>> START Provided information
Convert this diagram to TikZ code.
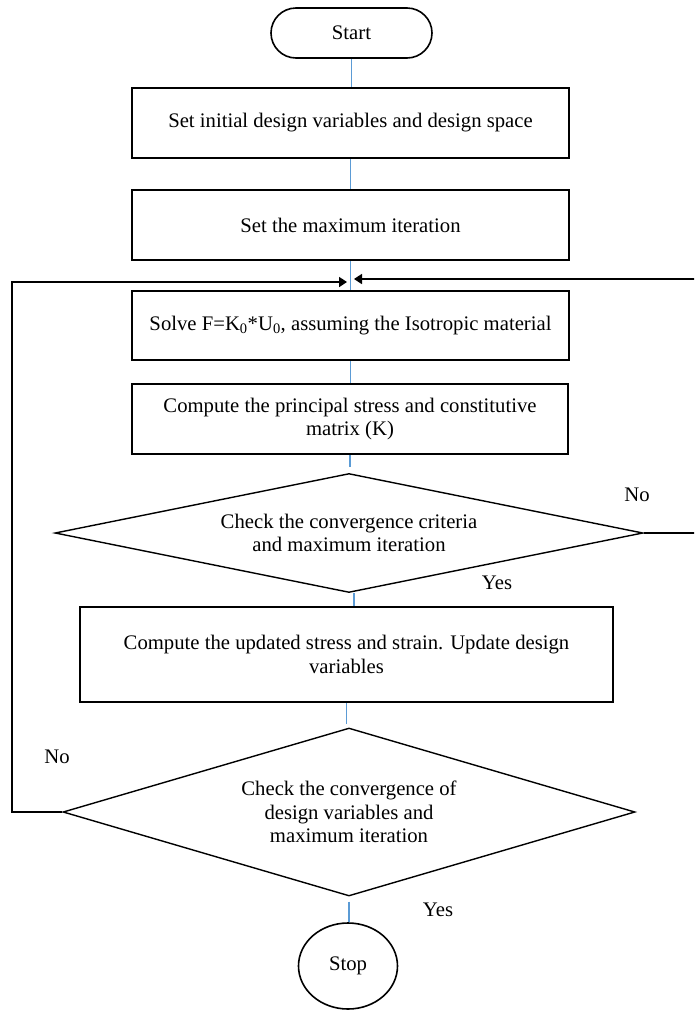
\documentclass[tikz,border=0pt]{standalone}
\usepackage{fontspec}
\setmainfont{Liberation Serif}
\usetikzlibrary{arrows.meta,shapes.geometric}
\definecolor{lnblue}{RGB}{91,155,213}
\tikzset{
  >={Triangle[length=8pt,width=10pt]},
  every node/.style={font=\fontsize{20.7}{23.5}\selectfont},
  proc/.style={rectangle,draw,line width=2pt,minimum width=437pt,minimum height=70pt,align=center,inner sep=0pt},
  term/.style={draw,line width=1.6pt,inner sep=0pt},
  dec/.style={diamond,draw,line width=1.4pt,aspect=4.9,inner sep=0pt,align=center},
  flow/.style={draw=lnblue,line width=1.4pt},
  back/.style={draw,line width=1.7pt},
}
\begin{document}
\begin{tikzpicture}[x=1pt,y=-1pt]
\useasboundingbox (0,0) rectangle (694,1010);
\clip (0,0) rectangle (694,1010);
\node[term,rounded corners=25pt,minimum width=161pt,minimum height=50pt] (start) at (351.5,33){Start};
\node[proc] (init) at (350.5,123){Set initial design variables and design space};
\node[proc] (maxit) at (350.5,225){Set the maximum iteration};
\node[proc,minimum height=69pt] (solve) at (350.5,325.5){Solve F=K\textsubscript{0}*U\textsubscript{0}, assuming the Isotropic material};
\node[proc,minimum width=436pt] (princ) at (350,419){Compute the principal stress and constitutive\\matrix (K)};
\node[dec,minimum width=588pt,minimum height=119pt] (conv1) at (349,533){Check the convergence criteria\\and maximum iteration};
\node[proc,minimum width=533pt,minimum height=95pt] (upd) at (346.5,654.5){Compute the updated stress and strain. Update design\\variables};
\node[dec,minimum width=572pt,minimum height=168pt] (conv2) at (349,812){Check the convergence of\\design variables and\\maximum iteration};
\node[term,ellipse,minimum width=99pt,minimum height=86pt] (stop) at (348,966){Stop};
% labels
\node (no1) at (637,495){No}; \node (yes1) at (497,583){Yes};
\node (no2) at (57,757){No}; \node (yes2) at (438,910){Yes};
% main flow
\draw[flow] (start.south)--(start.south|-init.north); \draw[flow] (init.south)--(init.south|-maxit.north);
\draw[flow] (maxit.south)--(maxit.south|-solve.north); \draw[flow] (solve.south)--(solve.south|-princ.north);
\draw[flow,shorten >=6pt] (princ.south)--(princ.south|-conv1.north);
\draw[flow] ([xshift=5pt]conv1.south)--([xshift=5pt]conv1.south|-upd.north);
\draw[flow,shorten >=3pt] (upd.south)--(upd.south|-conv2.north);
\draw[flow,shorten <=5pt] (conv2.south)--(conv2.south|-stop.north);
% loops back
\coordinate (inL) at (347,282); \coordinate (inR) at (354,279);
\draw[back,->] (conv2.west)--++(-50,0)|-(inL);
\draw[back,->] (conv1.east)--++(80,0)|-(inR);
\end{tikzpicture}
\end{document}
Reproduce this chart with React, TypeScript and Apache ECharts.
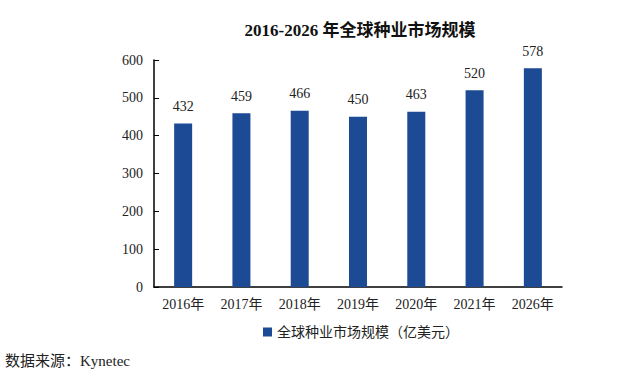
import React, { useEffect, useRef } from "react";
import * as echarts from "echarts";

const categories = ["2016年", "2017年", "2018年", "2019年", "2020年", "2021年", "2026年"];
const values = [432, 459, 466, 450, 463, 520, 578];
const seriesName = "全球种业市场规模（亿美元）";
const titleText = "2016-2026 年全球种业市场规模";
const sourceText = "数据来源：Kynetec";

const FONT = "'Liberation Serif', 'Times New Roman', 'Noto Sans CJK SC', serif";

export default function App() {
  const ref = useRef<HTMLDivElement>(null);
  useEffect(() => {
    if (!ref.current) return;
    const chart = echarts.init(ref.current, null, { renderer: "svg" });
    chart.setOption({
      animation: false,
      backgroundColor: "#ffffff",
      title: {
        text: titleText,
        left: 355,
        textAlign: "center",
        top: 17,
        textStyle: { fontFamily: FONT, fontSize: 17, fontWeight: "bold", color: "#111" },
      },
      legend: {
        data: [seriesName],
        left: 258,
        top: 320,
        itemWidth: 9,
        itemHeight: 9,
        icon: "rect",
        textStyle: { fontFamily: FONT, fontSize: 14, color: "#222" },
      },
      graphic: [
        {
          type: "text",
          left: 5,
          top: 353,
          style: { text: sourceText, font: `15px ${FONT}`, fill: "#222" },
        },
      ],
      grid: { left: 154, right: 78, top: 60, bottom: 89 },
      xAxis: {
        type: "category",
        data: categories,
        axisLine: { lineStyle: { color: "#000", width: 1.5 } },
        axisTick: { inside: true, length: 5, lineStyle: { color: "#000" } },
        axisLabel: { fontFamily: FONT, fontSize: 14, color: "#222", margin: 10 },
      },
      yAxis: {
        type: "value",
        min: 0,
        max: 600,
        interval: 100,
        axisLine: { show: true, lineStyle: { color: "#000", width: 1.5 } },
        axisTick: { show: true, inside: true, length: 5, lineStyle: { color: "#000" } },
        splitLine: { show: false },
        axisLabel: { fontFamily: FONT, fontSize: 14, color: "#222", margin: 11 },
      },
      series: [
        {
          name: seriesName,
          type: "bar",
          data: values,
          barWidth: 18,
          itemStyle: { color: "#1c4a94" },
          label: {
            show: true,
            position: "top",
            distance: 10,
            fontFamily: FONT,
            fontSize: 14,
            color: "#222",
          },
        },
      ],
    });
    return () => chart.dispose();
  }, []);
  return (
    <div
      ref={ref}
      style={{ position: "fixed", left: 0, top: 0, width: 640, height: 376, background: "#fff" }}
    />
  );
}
>> END Provided information
Requirements: Write out each line again precisely as it appears, skipping every picture.

The completed task:
Convert this diagram to TikZ code.
\documentclass[tikz,border=0pt]{standalone}
\usepackage{fontspec}
\setmainfont{Liberation Serif}
\usetikzlibrary{arrows.meta,shapes.geometric}
\definecolor{lnblue}{RGB}{91,155,213}
\tikzset{
  >={Triangle[length=8pt,width=10pt]},
  every node/.style={font=\fontsize{20.7}{23.5}\selectfont},
  proc/.style={rectangle,draw,line width=2pt,minimum width=437pt,minimum height=70pt,align=center,inner sep=0pt},
  term/.style={draw,line width=1.6pt,inner sep=0pt},
  dec/.style={diamond,draw,line width=1.4pt,aspect=4.9,inner sep=0pt,align=center},
  flow/.style={draw=lnblue,line width=1.4pt},
  back/.style={draw,line width=1.7pt},
}
\begin{document}
\begin{tikzpicture}[x=1pt,y=-1pt]
\useasboundingbox (0,0) rectangle (694,1010);
\clip (0,0) rectangle (694,1010);
\node[term,rounded corners=25pt,minimum width=161pt,minimum height=50pt] (start) at (351.5,33){Start};
\node[proc] (init) at (350.5,123){Set initial design variables and design space};
\node[proc] (maxit) at (350.5,225){Set the maximum iteration};
\node[proc,minimum height=69pt] (solve) at (350.5,325.5){Solve F=K\textsubscript{0}*U\textsubscript{0}, assuming the Isotropic material};
\node[proc,minimum width=436pt] (princ) at (350,419){Compute the principal stress and constitutive\\matrix (K)};
\node[dec,minimum width=588pt,minimum height=119pt] (conv1) at (349,533){Check the convergence criteria\\and maximum iteration};
\node[proc,minimum width=533pt,minimum height=95pt] (upd) at (346.5,654.5){Compute the updated stress and strain. Update design\\variables};
\node[dec,minimum width=572pt,minimum height=168pt] (conv2) at (349,812){Check the convergence of\\design variables and\\maximum iteration};
\node[term,ellipse,minimum width=99pt,minimum height=86pt] (stop) at (348,966){Stop};
% labels
\node (no1) at (637,495){No}; \node (yes1) at (497,583){Yes};
\node (no2) at (57,757){No}; \node (yes2) at (438,910){Yes};
% main flow
\draw[flow] (start.south)--(start.south|-init.north); \draw[flow] (init.south)--(init.south|-maxit.north);
\draw[flow] (maxit.south)--(maxit.south|-solve.north); \draw[flow] (solve.south)--(solve.south|-princ.north);
\draw[flow,shorten >=6pt] (princ.south)--(princ.south|-conv1.north);
\draw[flow] ([xshift=5pt]conv1.south)--([xshift=5pt]conv1.south|-upd.north);
\draw[flow,shorten >=3pt] (upd.south)--(upd.south|-conv2.north);
\draw[flow,shorten <=5pt] (conv2.south)--(conv2.south|-stop.north);
% loops back
\coordinate (inL) at (347,282); \coordinate (inR) at (354,279);
\draw[back,->] (conv2.west)--++(-50,0)|-(inL);
\draw[back,->] (conv1.east)--++(80,0)|-(inR);
\end{tikzpicture}
\end{document}
Reproduce this chart with React, TypeScript and Apache ECharts.
import React, { useEffect, useRef } from "react";
import * as echarts from "echarts";

const categories = ["2016年", "2017年", "2018年", "2019年", "2020年", "2021年", "2026年"];
const values = [432, 459, 466, 450, 463, 520, 578];
const seriesName = "全球种业市场规模（亿美元）";
const titleText = "2016-2026 年全球种业市场规模";
const sourceText = "数据来源：Kynetec";

const FONT = "'Liberation Serif', 'Times New Roman', 'Noto Sans CJK SC', serif";

export default function App() {
  const ref = useRef<HTMLDivElement>(null);
  useEffect(() => {
    if (!ref.current) return;
    const chart = echarts.init(ref.current, null, { renderer: "svg" });
    chart.setOption({
      animation: false,
      backgroundColor: "#ffffff",
      title: {
        text: titleText,
        left: 355,
        textAlign: "center",
        top: 17,
        textStyle: { fontFamily: FONT, fontSize: 17, fontWeight: "bold", color: "#111" },
      },
      legend: {
        data: [seriesName],
        left: 258,
        top: 320,
        itemWidth: 9,
        itemHeight: 9,
        icon: "rect",
        textStyle: { fontFamily: FONT, fontSize: 14, color: "#222" },
      },
      graphic: [
        {
          type: "text",
          left: 5,
          top: 353,
          style: { text: sourceText, font: `15px ${FONT}`, fill: "#222" },
        },
      ],
      grid: { left: 154, right: 78, top: 60, bottom: 89 },
      xAxis: {
        type: "category",
        data: categories,
        axisLine: { lineStyle: { color: "#000", width: 1.5 } },
        axisTick: { inside: true, length: 5, lineStyle: { color: "#000" } },
        axisLabel: { fontFamily: FONT, fontSize: 14, color: "#222", margin: 10 },
      },
      yAxis: {
        type: "value",
        min: 0,
        max: 600,
        interval: 100,
        axisLine: { show: true, lineStyle: { color: "#000", width: 1.5 } },
        axisTick: { show: true, inside: true, length: 5, lineStyle: { color: "#000" } },
        splitLine: { show: false },
        axisLabel: { fontFamily: FONT, fontSize: 14, color: "#222", margin: 11 },
      },
      series: [
        {
          name: seriesName,
          type: "bar",
          data: values,
          barWidth: 18,
          itemStyle: { color: "#1c4a94" },
          label: {
            show: true,
            position: "top",
            distance: 10,
            fontFamily: FONT,
            fontSize: 14,
            color: "#222",
          },
        },
      ],
    });
    return () => chart.dispose();
  }, []);
  return (
    <div
      ref={ref}
      style={{ position: "fixed", left: 0, top: 0, width: 640, height: 376, background: "#fff" }}
    />
  );
}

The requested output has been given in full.